• INSTRUCTIONS TO FOLLOW: Restate the whole of the material. Keep every word, and drop the pictures.

• PROVIDED DATA:
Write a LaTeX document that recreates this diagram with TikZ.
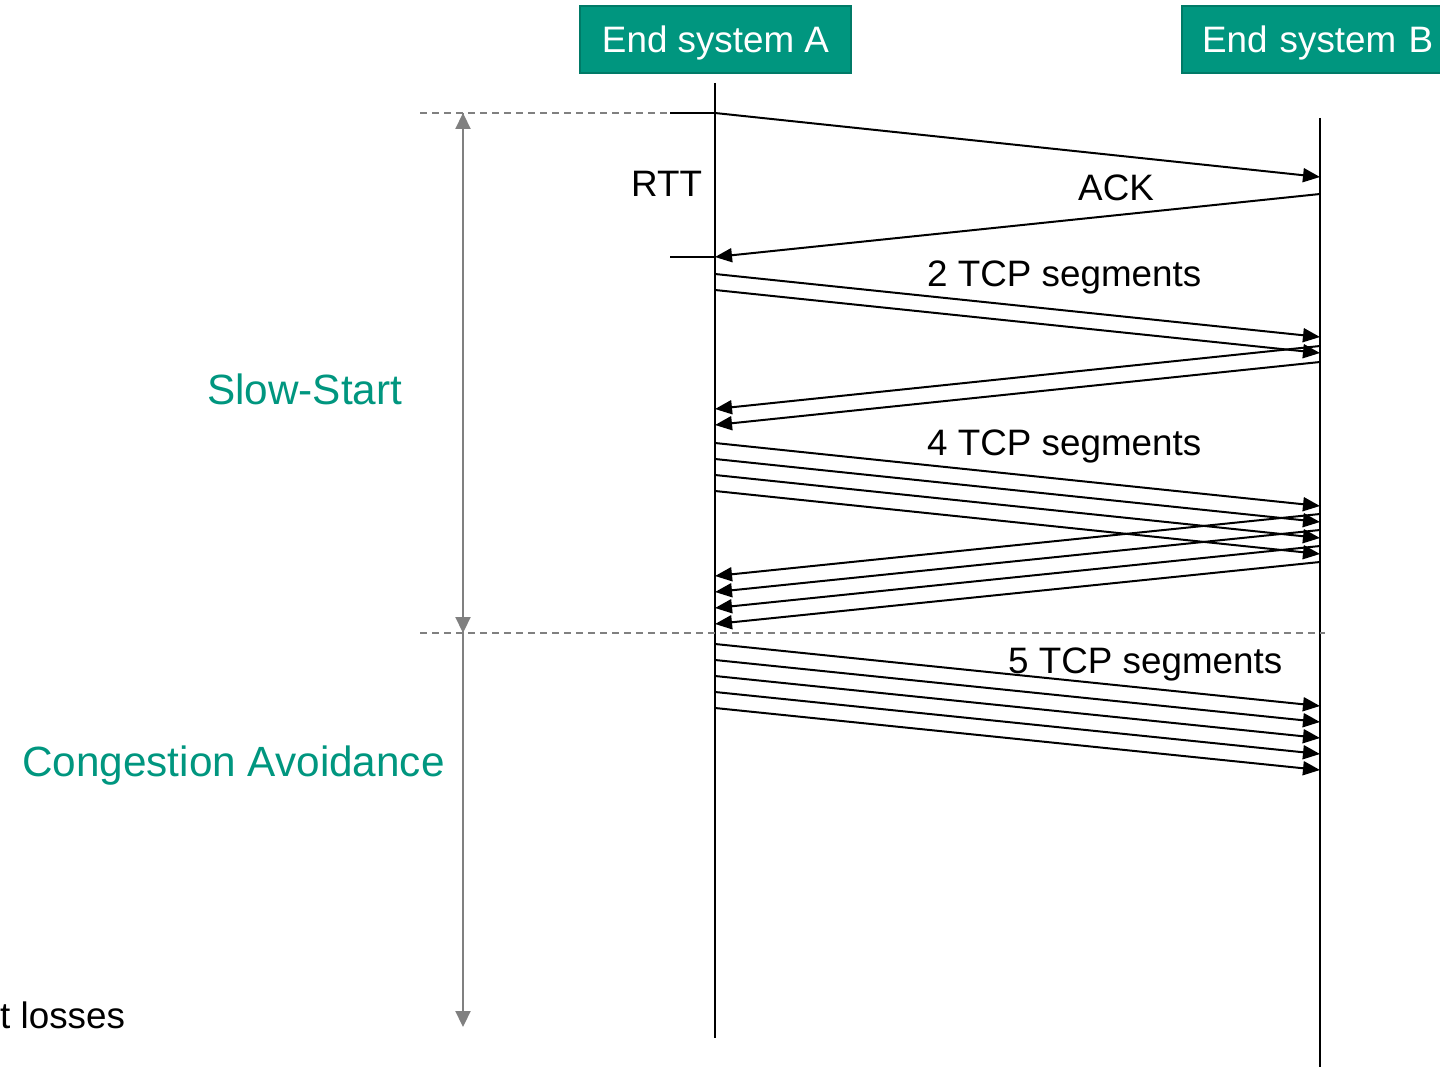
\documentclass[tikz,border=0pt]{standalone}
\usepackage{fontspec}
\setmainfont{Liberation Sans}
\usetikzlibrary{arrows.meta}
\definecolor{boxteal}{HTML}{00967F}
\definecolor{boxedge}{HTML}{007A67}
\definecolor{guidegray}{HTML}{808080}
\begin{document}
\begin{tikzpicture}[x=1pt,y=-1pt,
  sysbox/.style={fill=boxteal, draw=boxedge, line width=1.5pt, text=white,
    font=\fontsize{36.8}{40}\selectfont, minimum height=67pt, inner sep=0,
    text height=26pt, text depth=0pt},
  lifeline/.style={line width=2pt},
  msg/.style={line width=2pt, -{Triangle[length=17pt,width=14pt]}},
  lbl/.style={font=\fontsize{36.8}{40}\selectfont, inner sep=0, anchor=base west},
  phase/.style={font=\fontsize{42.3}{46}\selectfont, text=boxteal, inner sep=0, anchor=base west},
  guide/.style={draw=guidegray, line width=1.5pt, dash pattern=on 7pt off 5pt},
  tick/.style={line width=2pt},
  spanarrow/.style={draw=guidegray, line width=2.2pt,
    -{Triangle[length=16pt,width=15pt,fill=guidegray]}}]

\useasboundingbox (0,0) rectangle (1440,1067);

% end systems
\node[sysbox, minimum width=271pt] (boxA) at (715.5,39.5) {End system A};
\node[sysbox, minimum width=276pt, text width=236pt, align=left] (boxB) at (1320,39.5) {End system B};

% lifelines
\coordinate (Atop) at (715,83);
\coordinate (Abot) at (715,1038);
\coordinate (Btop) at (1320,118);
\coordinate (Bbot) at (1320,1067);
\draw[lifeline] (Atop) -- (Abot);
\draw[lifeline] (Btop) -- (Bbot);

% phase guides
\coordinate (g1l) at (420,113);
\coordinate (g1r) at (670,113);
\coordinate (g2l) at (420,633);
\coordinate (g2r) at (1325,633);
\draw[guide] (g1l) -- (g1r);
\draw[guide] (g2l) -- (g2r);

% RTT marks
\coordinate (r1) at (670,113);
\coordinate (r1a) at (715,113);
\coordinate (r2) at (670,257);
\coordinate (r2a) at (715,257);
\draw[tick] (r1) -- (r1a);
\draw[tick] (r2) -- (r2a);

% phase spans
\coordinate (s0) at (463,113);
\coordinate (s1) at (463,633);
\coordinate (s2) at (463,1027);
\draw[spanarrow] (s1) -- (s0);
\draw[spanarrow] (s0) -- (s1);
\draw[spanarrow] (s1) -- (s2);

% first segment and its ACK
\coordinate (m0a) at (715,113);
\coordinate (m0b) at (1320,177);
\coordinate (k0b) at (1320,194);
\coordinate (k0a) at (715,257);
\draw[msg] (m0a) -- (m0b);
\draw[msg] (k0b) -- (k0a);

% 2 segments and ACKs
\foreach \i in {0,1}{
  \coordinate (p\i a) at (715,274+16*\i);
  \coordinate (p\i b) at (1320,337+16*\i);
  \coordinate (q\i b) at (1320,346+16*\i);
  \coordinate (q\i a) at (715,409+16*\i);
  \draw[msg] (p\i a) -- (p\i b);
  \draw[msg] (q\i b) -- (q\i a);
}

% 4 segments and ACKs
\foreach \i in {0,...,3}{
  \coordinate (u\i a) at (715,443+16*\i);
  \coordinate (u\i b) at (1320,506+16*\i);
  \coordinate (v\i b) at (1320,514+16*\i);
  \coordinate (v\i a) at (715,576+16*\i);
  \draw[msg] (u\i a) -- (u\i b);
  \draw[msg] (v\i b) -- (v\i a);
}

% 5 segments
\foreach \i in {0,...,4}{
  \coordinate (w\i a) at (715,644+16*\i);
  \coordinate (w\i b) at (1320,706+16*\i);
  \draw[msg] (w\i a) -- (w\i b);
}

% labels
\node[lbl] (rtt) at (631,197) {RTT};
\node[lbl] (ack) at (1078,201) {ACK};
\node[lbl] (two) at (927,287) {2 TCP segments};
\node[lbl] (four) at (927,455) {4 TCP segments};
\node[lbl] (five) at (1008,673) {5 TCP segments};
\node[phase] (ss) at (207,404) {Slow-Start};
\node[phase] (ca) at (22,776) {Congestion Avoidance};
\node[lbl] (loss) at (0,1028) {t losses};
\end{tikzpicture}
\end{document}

• RESULT OF THE EXERCISE:
Write a LaTeX document that recreates this diagram with TikZ.
\documentclass[tikz,border=0pt]{standalone}
\usepackage{fontspec}
\setmainfont{Liberation Sans}
\usetikzlibrary{arrows.meta}
\definecolor{boxteal}{HTML}{00967F}
\definecolor{boxedge}{HTML}{007A67}
\definecolor{guidegray}{HTML}{808080}
\begin{document}
\begin{tikzpicture}[x=1pt,y=-1pt,
  sysbox/.style={fill=boxteal, draw=boxedge, line width=1.5pt, text=white,
    font=\fontsize{36.8}{40}\selectfont, minimum height=67pt, inner sep=0,
    text height=26pt, text depth=0pt},
  lifeline/.style={line width=2pt},
  msg/.style={line width=2pt, -{Triangle[length=17pt,width=14pt]}},
  lbl/.style={font=\fontsize{36.8}{40}\selectfont, inner sep=0, anchor=base west},
  phase/.style={font=\fontsize{42.3}{46}\selectfont, text=boxteal, inner sep=0, anchor=base west},
  guide/.style={draw=guidegray, line width=1.5pt, dash pattern=on 7pt off 5pt},
  tick/.style={line width=2pt},
  spanarrow/.style={draw=guidegray, line width=2.2pt,
    -{Triangle[length=16pt,width=15pt,fill=guidegray]}}]

\useasboundingbox (0,0) rectangle (1440,1067);

% end systems
\node[sysbox, minimum width=271pt] (boxA) at (715.5,39.5) {End system A};
\node[sysbox, minimum width=276pt, text width=236pt, align=left] (boxB) at (1320,39.5) {End system B};

% lifelines
\coordinate (Atop) at (715,83);
\coordinate (Abot) at (715,1038);
\coordinate (Btop) at (1320,118);
\coordinate (Bbot) at (1320,1067);
\draw[lifeline] (Atop) -- (Abot);
\draw[lifeline] (Btop) -- (Bbot);

% phase guides
\coordinate (g1l) at (420,113);
\coordinate (g1r) at (670,113);
\coordinate (g2l) at (420,633);
\coordinate (g2r) at (1325,633);
\draw[guide] (g1l) -- (g1r);
\draw[guide] (g2l) -- (g2r);

% RTT marks
\coordinate (r1) at (670,113);
\coordinate (r1a) at (715,113);
\coordinate (r2) at (670,257);
\coordinate (r2a) at (715,257);
\draw[tick] (r1) -- (r1a);
\draw[tick] (r2) -- (r2a);

% phase spans
\coordinate (s0) at (463,113);
\coordinate (s1) at (463,633);
\coordinate (s2) at (463,1027);
\draw[spanarrow] (s1) -- (s0);
\draw[spanarrow] (s0) -- (s1);
\draw[spanarrow] (s1) -- (s2);

% first segment and its ACK
\coordinate (m0a) at (715,113);
\coordinate (m0b) at (1320,177);
\coordinate (k0b) at (1320,194);
\coordinate (k0a) at (715,257);
\draw[msg] (m0a) -- (m0b);
\draw[msg] (k0b) -- (k0a);

% 2 segments and ACKs
\foreach \i in {0,1}{
  \coordinate (p\i a) at (715,274+16*\i);
  \coordinate (p\i b) at (1320,337+16*\i);
  \coordinate (q\i b) at (1320,346+16*\i);
  \coordinate (q\i a) at (715,409+16*\i);
  \draw[msg] (p\i a) -- (p\i b);
  \draw[msg] (q\i b) -- (q\i a);
}

% 4 segments and ACKs
\foreach \i in {0,...,3}{
  \coordinate (u\i a) at (715,443+16*\i);
  \coordinate (u\i b) at (1320,506+16*\i);
  \coordinate (v\i b) at (1320,514+16*\i);
  \coordinate (v\i a) at (715,576+16*\i);
  \draw[msg] (u\i a) -- (u\i b);
  \draw[msg] (v\i b) -- (v\i a);
}

% 5 segments
\foreach \i in {0,...,4}{
  \coordinate (w\i a) at (715,644+16*\i);
  \coordinate (w\i b) at (1320,706+16*\i);
  \draw[msg] (w\i a) -- (w\i b);
}

% labels
\node[lbl] (rtt) at (631,197) {RTT};
\node[lbl] (ack) at (1078,201) {ACK};
\node[lbl] (two) at (927,287) {2 TCP segments};
\node[lbl] (four) at (927,455) {4 TCP segments};
\node[lbl] (five) at (1008,673) {5 TCP segments};
\node[phase] (ss) at (207,404) {Slow-Start};
\node[phase] (ca) at (22,776) {Congestion Avoidance};
\node[lbl] (loss) at (0,1028) {t losses};
\end{tikzpicture}
\end{document}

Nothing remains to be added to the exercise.